Page 1 of 1

PDF Text Issues Since macOS Sequoia

PostPosted: Mon Oct 07, 2024 4:00 pm
by briantoth
Hi,

I don't think this is a Hazel problem as it affects Preview also, but since upgrading to Sequoia (15.0) a lot of my rules are broken and require work-arounds. I figured out what's going on. Say I have a rule that matches account numbers: "1234567890" Preview is interpreting the text as "1 2 3 4 5 6 7 8 9 0" — with the spaces between each letter. It seems more common with numbers than letters. If I open the same document in Adobe Acrobat, it's fine. I'm assuming that internally Hazel is using Apple's PDF frameworks for parsing? If I add a rule to match with the spaces the rules work again.

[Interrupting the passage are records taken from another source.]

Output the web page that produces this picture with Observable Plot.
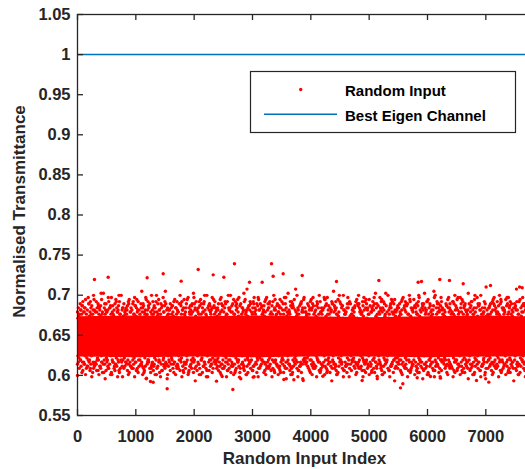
<!DOCTYPE html>
<html><head><meta charset="utf-8">
<script src="https://cdn.jsdelivr.net/npm/d3@7"></script>
<script src="https://cdn.jsdelivr.net/npm/@observablehq/plot@0.6"></script>
<style>
html,body{margin:0;padding:0;background:#fff;overflow:hidden;width:525px;height:469px}
#chart{position:relative;width:525px;height:469px;overflow:hidden}
#chart svg{max-width:none !important;}
</style></head><body><div id="chart"></div>
<script>
// ---- data ----
const xTicks = [0, 1000, 2000, 3000, 4000, 5000, 6000, 7000];
const yTicks = [0.55, 0.6, 0.65, 0.7, 0.75, 0.8, 0.85, 0.9, 0.95, 1, 1.05];
const xMax = 7800;                 // number of random inputs (axis limit)
const bestEigenValue = 1;          // best eigen channel transmittance
const seriesNames = ["Random Input", "Best Eigen Channel"];

// dense core of the random-input cloud (solid red band)
const coreIndex = [0, 1000, 2000, 3000, 4000, 5000, 6000, 7000, 7800];
const coreLow   = [0.623, 0.622, 0.623, 0.622, 0.623, 0.623, 0.622, 0.623, 0.623];
const coreHigh  = [0.673, 0.674, 0.673, 0.674, 0.673, 0.672, 0.673, 0.674, 0.673];

// sampled random inputs above / below the core, one character per sampled input
const codeAlphabet = "ABCDEFGHIJKLMNOPQRSTUVWXYZabcdefghijklmnopqrstuvwxyz0123456789+/";
const codeBase = 0.575, codeStep = 0.0026;
// even-numbered samples
const upperCodesA =
 "oqnsprtoqunpvsoqrnwpotqsnpruoxqnsoptqrvonpsuqortnwp" +
 "qsopnrtuoqpsnvrqotpnsyqropuntqsowpnrqtosupnqrvotspq" +
 "npsqrotuqnposwrtpqnosuvqnproxsqtponrusqotpnwqrsopvq" +
 "rtopqsnuvproqsntwpqorsuntpqovrsnqptuozqrpsontvqpsru" +
 "psqnortuvpqsnortwqpnsoruqtpnvsqoxpnrtsqupowqnrstpov" +
 "qonsrptuqvnoprsqwtonpqursvpnqotsyrpqnuotsqrwpnoqvst" +
 "snpqortuswqpnorvtqspnuroqtpsxqnrovpuqtsnrowpqsutnop" +
 "oprqsntuvqporsnwtqpourqsntvpoqrsxnptuqsopnrvwqtospr" +
 "tqnposruvqpnotswrqpnovsutqrponxsqrtpnuoqvsrpwnqots0" +
 "pnqrsotuvpqnorwstqpnoursvqtnpoqsrzpntuqovsrpqwnostq";
const lowerCodesA =
 "PQNROLMQPKNORQMPJLNOQPRMKONQLPRIMQONPKLRQNMPOJQLNRO" +
 "RNOQPMKLQONRPJQMNLORPQKNMOIPRQNLOQMPKRNOQLJPMRONQPK" +
 "OQMPRNLQKOPNRMQJOLPNQRKMOPNQLRHOMQPNKRLOQPNMJQROPLN" +
 "QRPNOMQLKPRNOQJMPNRLQOKPMNRQOLIPQNMRKOLPQNRMOJPQLRN" +
 "NOPRQLMKNQROPMJNQLRPOKNMQRPLONIQRPMKNLOQPRNJMOQLPRQ" +
 "RPQONMLRKQPNOJRQMLNPOQKRNMPQLOHRQNPMKLOQRPNJMQOLPRN" +
 "PMQRONKLPQRNOMJQPLRNOKQPMRNLQOIPRQNMKOLPQRNMJOPQLRN" +
 "OQNPRMLKQONPRJMQLNOPRKQMNPLROQIMPNQKLROPQNMJRQPOLNR" +
 "MRQPNOLKRQPONJMLQRNPOKQMRNLPOQIRMNPKQLORPNQMJOPRQLN" +
 "QNROPMKLQRNPOJQMLRNOPKQRMNLPOQHRNMQKPLORQNPJMOQRLPN";
// odd-numbered samples
const upperCodesB =
 "lmfpnrfoqfflsmtnfpuflofrqmxnffspofvlqnfrmfftopwnflq" +
 "mfnqpfslofftnrmupfflqosfnvmprfflntqofwmnpfsfloryfmn" +
 "pflnrmffqtolfsnpfumqfflornsfvpmflqtfnfoswlmffprnqfu" +
 "nqfmplfosrfftmnfqpwlofnfrsumfflqoxfnpmfrtflqsonffvp" +
 "flrnpmoffsqtflnfpumrfoqnffslpvmfnotfqrflzmnpffsoquf" +
 "omflnqfpsrffmtlnfoqpfvumfnrflpsfoqtnfmwffrlpnofsqfm" +
 "fnpmqfflrsofntmpfulqnffoprvfmslfnqtofpmxfflnrqofsum" +
 "lqfmonpffrtsfnlumfpqffonrwmflspfqotfnfrmlpyffnsqofv" +
 "pnfmlrfqosfftnmpfuvlfqofnrsfmplfotfnqwffmrsplfnoqfm" +
 "fmqnlfpsrfotfnmuflqpffvnorfsmlfqptfn0fmrosflnpqffum";
const lowerCodesB =
 "TSZRUQZPTZSOZRNTZQPZZMSRZOTQZLPZSRNZZTKQZOPSZRMZTQJ" +
 "ZSTQZRPZOZTNSZQMZRZTPOZLSZZQRTZNPZOSZKZTRQZMZSPOZIT" +
 "RZTSZPQZZNOTZRSZMQZPTZLZORZSQNZZTPKZRSZOQZJTZMZRPSZ" +
 "ZTQRSZOZPNZTZSQMRZZOPTZLSZQRZNZTPOZZKSRZQTZMOZZPSJT" +
 "SZRTZQPZOZNSTZRZMQZPZTOLZSRZZQNTZPOZKRZSTZQMZOPZIRS" +
 "ZQSTZRZPONZZTSRZQMPZZTOZLRSZQZNTPZOKZSZRTQZMZOPSZJZ" +
 "TRZSZQPZONZTZSRMZQZPTZOLZRSZQNZTZPOKZSRZQTZMZOPZRHS" +
 "ZSQTZRPZZOSNTZRZMQPZTZOZLSRQZNZTPZOZKRSZTQZMOZPSZJR" +
 "QZTSRZPZONZZTSQRZMPZTZOLZSZRQNZTPZOZKSRZTQZMZOPSZIT" +
 "ZRTSZQPZOZNTSZRZMQZPTZOLZSRZQNZTZPOKZSZRTQMZZOPSZJZ";

// individually read outlying random inputs
const outlierIndex = [291, 526, 1194, 1469, 1777, 2069, 2326, 2509, 2691, 2949, 3166, 3326, 3354, 3526, 3852, 4440, 5166, 5840, 5897, 6211, 6377, 6612, 7080, 7623,
                      0, 1183, 1251, 1297, 1537, 2383, 2480, 2663, 2777, 3012, 3537, 3709, 3869, 4206, 4880, 5137, 5537, 5577, 5823, 6051, 6223, 6840, 6983, 7051];
const outlierValue = [0.7196, 0.7224, 0.7217, 0.7267, 0.7175, 0.732, 0.7254, 0.7224, 0.7392, 0.7162, 0.7162, 0.7392, 0.7237, 0.7267, 0.7246, 0.717, 0.7183, 0.7162, 0.717, 0.7196, 0.7183, 0.7142, 0.7121, 0.7092,
                      0.600, 0.5965, 0.5924, 0.5915, 0.5833, 0.5928, 0.5987, 0.5824, 0.5978, 0.5978, 0.5949, 0.5945, 0.5937, 0.599, 0.5937, 0.599, 0.5845, 0.5895, 0.597, 0.5986, 0.5966, 0.5937, 0.6006, 0.5916];

// ---- build tables ----
const core = coreIndex.map((x, i) => ({x, lo: coreLow[i], hi: coreHigh[i]}));
const decode = (codes, phase) => Array.from(codes, (c, i) => ({x: (i + phase) * xMax / codes.length, y: codeBase + codeAlphabet.indexOf(c) * codeStep}));
const cloud = decode(upperCodesA, 0).concat(decode(lowerCodesA, 0), decode(upperCodesB, 0.5), decode(lowerCodesB, 0.5));
const outliers = outlierIndex.map((x, i) => ({x, y: outlierValue[i]}));

const W = 542, H = 469, mL = 77, mR = 10, mT = 14, mB = 54;
const plotW = W - mL - mR, plotH = H - mT - mB;
const axisColor = "#262626";
const red = "#ff0000", blue = "#0072BD";
const font = "'Liberation Sans', Arial, Helvetica, sans-serif";

const plot = Plot.plot({
  width: W, height: H,
  marginLeft: mL, marginRight: mR, marginTop: mT, marginBottom: mB,
  style: {fontFamily: font, fontSize: "16.5px", fontWeight: "bold", color: axisColor, background: "white", overflow: "visible", maxWidth: "none"},
  x: {domain: [0, xMax]},
  y: {domain: [0.55, 1.05]},
  marks: [
    Plot.areaY(core, {x: "x", y1: "lo", y2: "hi", fill: red, curve: "linear"}),
    Plot.dot(cloud, {x: "x", y: "y", r: 1.7, fill: red, stroke: "none"}),
    Plot.dot(outliers, {x: "x", y: "y", r: 1.7, fill: red, stroke: "none"}),
    Plot.ruleY([bestEigenValue], {stroke: blue, strokeWidth: 1.5}),
    Plot.frame({stroke: axisColor, strokeWidth: 1.3}),
    Plot.tickX(xTicks, {x: d => d, insetTop: plotH - 6, stroke: axisColor, strokeWidth: 1.3}),
    Plot.tickX(xTicks, {x: d => d, insetBottom: plotH - 6, stroke: axisColor, strokeWidth: 1.3}),
    Plot.tickY(yTicks, {y: d => d, insetRight: plotW - 6, stroke: axisColor, strokeWidth: 1.3}),
    Plot.axisX({ticks: xTicks, tickSize: 0, tickPadding: 15, label: null, tickFormat: d => String(d)}),
    Plot.axisY({ticks: yTicks, tickSize: 0, tickPadding: 7, label: null, tickFormat: d => String(d)})
  ]
});
plot.style.maxWidth = "none";
plot.style.height = H + "px";

const svg = d3.select(plot);
const xr = plot.scale("x").range, yr = plot.scale("y").range;
svg.append("text")
  .attr("x", (xr[0] + xr[1]) / 2).attr("y", 464)
  .attr("text-anchor", "middle").attr("fill", axisColor)
  .style("font-size", "17px").style("font-weight", "bold").style("font-family", font)
  .text("Random Input Index");
svg.append("text")
  .attr("transform", `translate(25,${(yr[0] + yr[1]) / 2 - 3}) rotate(-90)`)
  .attr("text-anchor", "middle").attr("fill", axisColor)
  .style("font-size", "17px").style("font-weight", "bold").style("font-family", font)
  .text("Normalised Transmittance");

// legend
const lg = svg.append("g").attr("text-anchor", "start").style("font-family", font).style("font-weight", "bold").style("font-size", "15px");
lg.append("rect").attr("x", 250.5).attr("y", 71.5).attr("width", 265).attr("height", 61)
  .attr("fill", "white").attr("stroke", axisColor).attr("stroke-width", 1.2);
lg.append("circle").attr("cx", 300.7).attr("cy", 89.5).attr("r", 1.7).attr("fill", red);
lg.append("text").attr("x", 345).attr("y", 96).attr("fill", "#000").text(seriesNames[0]);
lg.append("line").attr("x1", 264).attr("x2", 337).attr("y1", 114.3).attr("y2", 114.3)
  .attr("stroke", blue).attr("stroke-width", 1.5);
lg.append("text").attr("x", 345).attr("y", 121).attr("fill", "#000").text(seriesNames[1]);

document.getElementById("chart").appendChild(plot);
</script></body></html>
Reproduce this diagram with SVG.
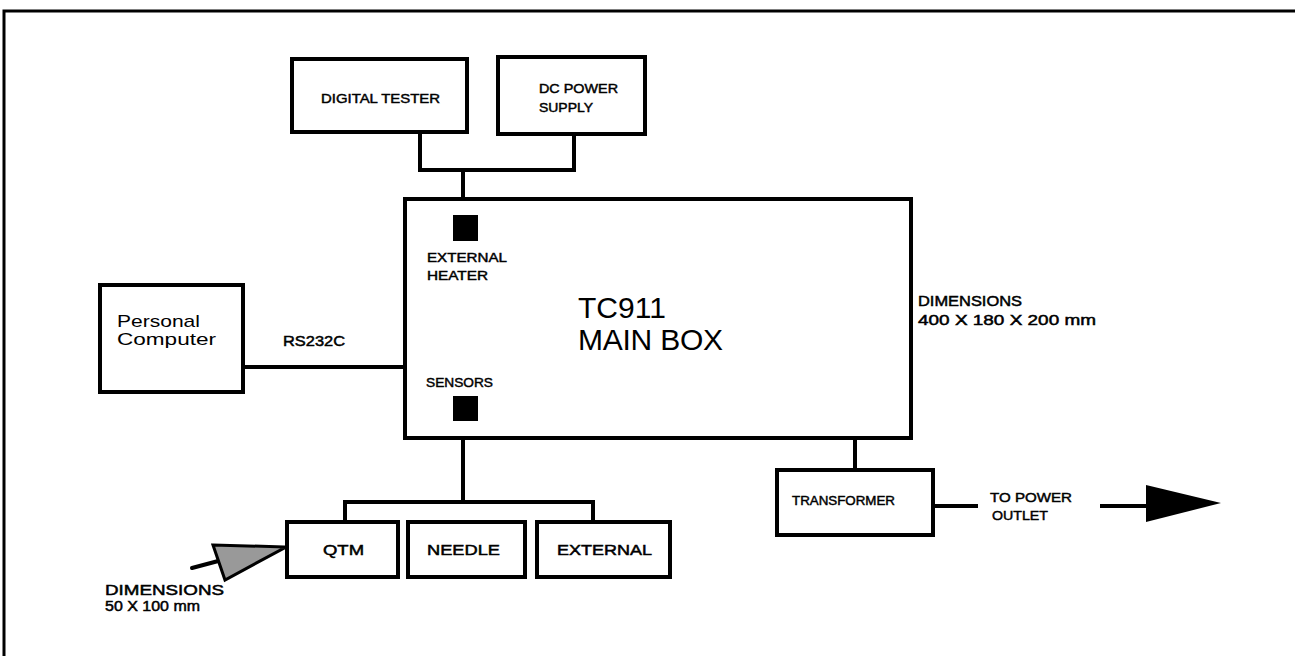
<svg xmlns="http://www.w3.org/2000/svg" width="1295" height="656" viewBox="0 0 1295 656">
<style>
.box{fill:#fff;stroke:#000;stroke-width:4}
.ln{fill:none;stroke:#000;stroke-width:4}
.t{font-family:"Liberation Sans",Arial,sans-serif;fill:#000}
.s{font-size:13px;stroke:#000;stroke-width:0.45}
.m{font-size:15px;stroke:#000;stroke-width:0.5}
</style>
<rect width="1295" height="656" fill="#fff"/>
<path d="M4,656 V11 H1295" fill="none" stroke="#000" stroke-width="3"/>
<g id="connectors">
<path class="ln" d="M420,132 V170 H574 V134"/>
<path class="ln" d="M463,170 V215"/>
<path class="ln" d="M243,367 H405"/>
<path class="ln" d="M463,420 V502"/>
<path class="ln" d="M345,522 V502 H593 V522"/>
<path class="ln" d="M855,438 V470"/>
<path class="ln" d="M933,506 H978"/>
<path class="ln" d="M1100,506 H1148" stroke-width="5"/>
<polygon points="1146,485 1221,503 1146,522" fill="#000"/>
<path class="ln" d="M192,568 L222,560" stroke-width="5" stroke-linecap="round"/>
<polygon points="213,545 286,547 225,580" fill="#999" stroke="#000" stroke-width="3"/>
</g>
<g id="digital-tester">
<rect class="box" x="292" y="59" width="175" height="73"/>
<text class="t s" x="321" y="103" textLength="119" lengthAdjust="spacingAndGlyphs">DIGITAL TESTER</text>
</g>
<g id="dc-power-supply">
<rect class="box" x="498" y="57" width="147" height="77"/>
<text class="t s" x="539" y="93" textLength="79" lengthAdjust="spacingAndGlyphs">DC POWER</text>
<text class="t s" x="539" y="112" textLength="54" lengthAdjust="spacingAndGlyphs">SUPPLY</text>
</g>
<g id="main-box">
<rect class="box" x="405" y="199" width="506" height="239"/>
<text class="t" x="578" y="318" font-size="30">TC911</text>
<text class="t" x="578" y="350" font-size="30" textLength="145">MAIN BOX</text>
</g>
<g id="external-heater">
<rect x="453" y="215" width="25" height="26" fill="#000"/>
<text class="t s" x="427" y="262" textLength="80" lengthAdjust="spacingAndGlyphs">EXTERNAL</text>
<text class="t s" x="427" y="280" textLength="61" lengthAdjust="spacingAndGlyphs">HEATER</text>
</g>
<g id="sensors">
<text class="t s" x="426" y="387" textLength="67" lengthAdjust="spacingAndGlyphs">SENSORS</text>
<rect x="453" y="396" width="25" height="25" fill="#000"/>
</g>
<g id="personal-computer">
<rect class="box" x="100" y="285" width="143" height="107"/>
<text class="t" x="117" y="327" font-size="17" textLength="83" lengthAdjust="spacingAndGlyphs">Personal</text>
<text class="t" x="117" y="345" font-size="17" textLength="99" lengthAdjust="spacingAndGlyphs">Computer</text>
</g>
<g id="rs232c-label">
<text class="t m" x="283" y="346" textLength="62" lengthAdjust="spacingAndGlyphs">RS232C</text>
</g>
<g id="main-dimensions">
<text class="t m" x="918" y="306" textLength="104" lengthAdjust="spacingAndGlyphs">DIMENSIONS</text>
<text class="t m" x="918" y="325" textLength="178" lengthAdjust="spacingAndGlyphs">400 X 180 X 200 mm</text>
</g>
<g id="transformer">
<rect class="box" x="777" y="470" width="156" height="65"/>
<text class="t s" x="792" y="505" textLength="103" lengthAdjust="spacingAndGlyphs">TRANSFORMER</text>
</g>
<g id="power-outlet-label">
<text class="t s" x="990" y="502" textLength="82" lengthAdjust="spacingAndGlyphs">TO POWER</text>
<text class="t s" x="992" y="520" textLength="56" lengthAdjust="spacingAndGlyphs">OUTLET</text>
</g>
<g id="qtm">
<rect class="box" x="287" y="522" width="111" height="55"/>
<text class="t m" x="323" y="555" font-size="17" textLength="41" lengthAdjust="spacingAndGlyphs">QTM</text>
</g>
<g id="needle">
<rect class="box" x="408" y="522" width="117" height="55"/>
<text class="t m" x="427" y="555" font-size="17" textLength="73" lengthAdjust="spacingAndGlyphs">NEEDLE</text>
</g>
<g id="external">
<rect class="box" x="537" y="522" width="133" height="55"/>
<text class="t m" x="557" y="555" font-size="17" textLength="95" lengthAdjust="spacingAndGlyphs">EXTERNAL</text>
</g>
<g id="qtm-dimensions">
<text class="t m" x="105" y="595" textLength="119" lengthAdjust="spacingAndGlyphs">DIMENSIONS</text>
<text class="t m" x="105" y="611" textLength="95" lengthAdjust="spacingAndGlyphs">50 X 100 mm</text>
</g>
</svg>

I'm running Hazel 4 at the moment. I was curious if anyone else is experiencing similar problems and if so if it's been fixed in later macOS betas or if later versions of Hazel are also affected.

Thanks! (Love Hazel!)

Re: PDF Text Issues Since macOS Sequoia

PostPosted: Tue Oct 08, 2024 10:19 am
by Mr_Noodle
Yes, Hazel is using Apple's PDF frameworks. PDF is a bit of a freeform format so unfortunately, you may get things like this. Do you have access to a pre-Sequoia machine? I'm curious to see if the same file is interpreted differently there.

Re: PDF Text Issues Since macOS Sequoia

PostPosted: Mon Jan 13, 2025 4:34 pm
by briantoth
I just wanted to follow up…

After trying many combinations of scan quality settings vs different OCR tools (built in Fujitsu, OCRmyPDF, and others) I found that the text recognition was just inconsistent at best. And ironically, increasing scan quality did not always equate to better OCR text recognition. It did seem to work better before, but I don't know if it was a Fujitsu update or something else that changed.

However, what did work was purchasing Hazel 6 and forcing the use of its built-in text recognition for all of my rules. :) It has been 100% consistent on every document I throw at it. Even forms with weird fonts, and even when things are upside down or skewed. Best software purchase I've made in a long time! I was able to use the Preview function and looking at the text Hazel parsed to figure out the best way to process certain documents… things like dates were not always in the order I expected, but the text recognition always gave the same results so I was able to greatly simply rules. Absolutely amazing. I even had it go back and process some old files that I had given up on because I ran out of new files to scan.

(Now I just wish I could save the text recognition results as the text layer in the PDFs so that other PDF readers and search tools could benefit as well. Maybe for Hazel 7. :D )

Re: PDF Text Issues Since macOS Sequoia

PostPosted: Tue Jan 14, 2025 9:57 am
by Mr_Noodle
Yeah, saving the results is on my radar but there are some issues with it that I need to research.